Paulista, 36 anos: médium tocou em seus seios e na barriga

“Ele me colocou de costas pra ele e começou a me tocar de forma que eu fiquei bem desconfortável. Tocou meus seios e minha barriga. Lembro que me senti extremamente incomodada com aquela situação. Fiquei tensa e não consegui falar nada. Naquele momento, deixei de acreditar. Lembro que fiquei me questionando o tempo todo se ele tinha más intenções ou não. E fiquei com medo de ser perseguida caso levantasse esse assunto em algum lugar, pois ele faz o bem para tantas pessoas, provavelmente ninguém acreditaria em mim.”

Paulista, 35 anos: “Nos conhecemos de outras vidas”, disse ele

“Ele disse que iria fazer uma limpeza em mim. Fiquei de costas, ele passava a mão no meu tronco, dizendo estar limpando os chacras. Me virou, pediu que colocasse a mão em sua barriga e fizesse uma massagem. Então colocou o pênis pra fora e disse ‘olha como você me deixa’, segurando o meu braço. Disse que tinha sonhado comigo. Eu não conseguia me mover. Continuou: ‘Nos conhecemos de outras vidas’. Sem graça, eu disse: ‘Considero você como um pai’. Ele pegou minha mão pra eu ‘ver como ele estava’ (excitado).
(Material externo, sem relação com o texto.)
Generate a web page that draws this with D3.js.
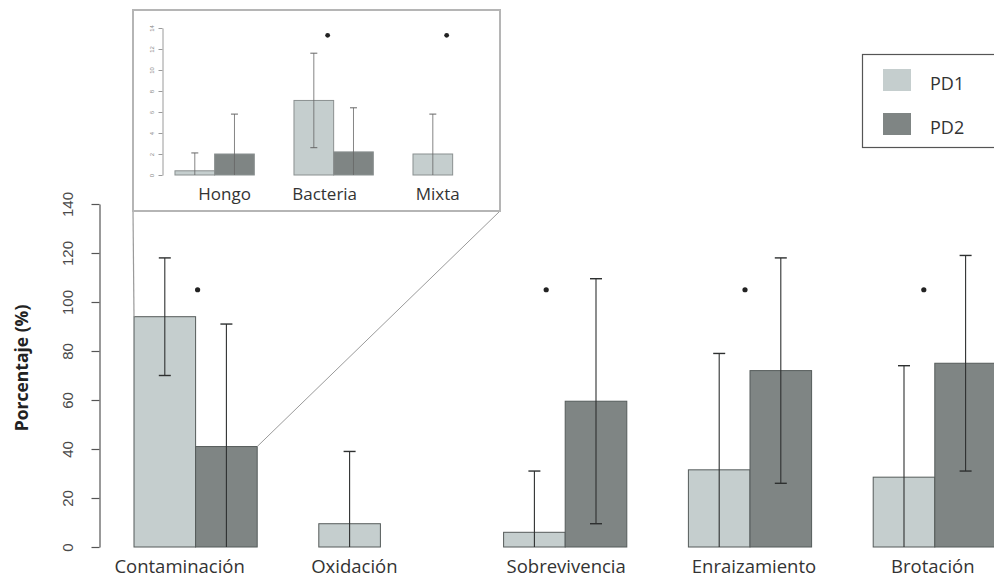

Falou pra eu não contar nada.”

Gaúcha, 37 anos: o medo da represália

“Ele falava que eu estava com os chacras bloqueados. Sentou na poltrona, pediu que sentasse ao lado, de olhos fechados. Pegou a minha mão e colocou em seu peito, começou a respirar fundo. Senti que tentava me hipnotizar. Foi descendo a minha mão, até que senti uma pele úmida e enrugada. Abri os olhos e vi que era o pênis dele. Levantei na hora, indignada e com muita raiva. Ele tentou explicar, dizia que estava incorporado, mas eu sabia que era balela. Se não tivesse medo dos riscos, publicaria meu nome.”